Das letzte Wort

Kontrolle muss sein

In 140.000 Fällen haben Behörden und Gerichtsvollzieher im vergangenen Jahr beim Bundeszentralamt für Steuern nach Konten einzelner Bürger gefragt – doppelt so oft wie im Jahr zuvor. Recherchen von Strafverfolgern, die etwa Geldwäsche wittern, kommen hinzu. Ist das maßlos, wie Zeitungskommentatoren meinen, oder hemdsärmelig, wie die FDP behauptet?

Wohl kaum. Der Anstieg liegt fast ausschließlich daran, dass Gerichtsvollzieher erst jetzt solche Auskünfte bekommen können. Endlich, denn Gläubiger müssen davor geschützt werden, dass ein unredlicher Schuldner Vermögenswerte vor ihnen versteckt. Bei Kleinbeträgen sind diese Abfragen ohnehin wegen Unverhältnismäßigkeit schon vom Gesetz her verboten.

Informationen einholen können auch Finanzämter, etwa wenn jemand die Rückerstattung von Kapitalertragsteuern beantragt. Oder um Steuerhinterziehung aufzudecken, deren Bekämpfung sich alle Parteien verschrieben haben. Zugang haben außerdem Sozialleistungsträger: Wer Geld vom Staat bekommen will, muss sich eben auch einmal eine Kontrolle gefallen lassen. An alldem ist nichts auszusetzen. Zumal keine Buchungen abgefragt werden können, sondern nur die simple Tatsache, wer wo ein Konto besitzt.
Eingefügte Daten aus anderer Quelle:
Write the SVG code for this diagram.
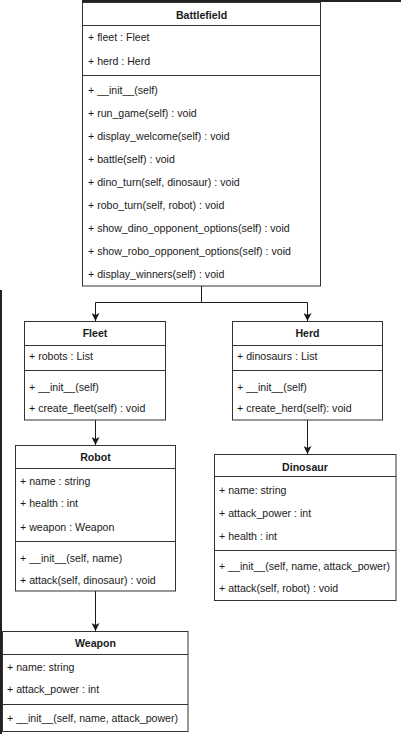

Schade, dass FDP-Politiker wie Volker Wissing nun ohne jegliche Berechtigung in populistische Polemik verfallen. Die Angst vor den Europawahlen und der Schock über die Aussperrung aus dem Bundestag sitzen offenbar tief. Natürlich meldete sich “pflichtgemäß” auch die neue Datenschutzbeauftragte Andrea Voßhoff zu Wort. Dabei war sie bis vor kurzem als CDU-Rechtspolitikerin noch wesentlich schlauer und setzte sich sogar für die längst überfällige Wiedereinführung der Vorratsdatenspeicherung ein.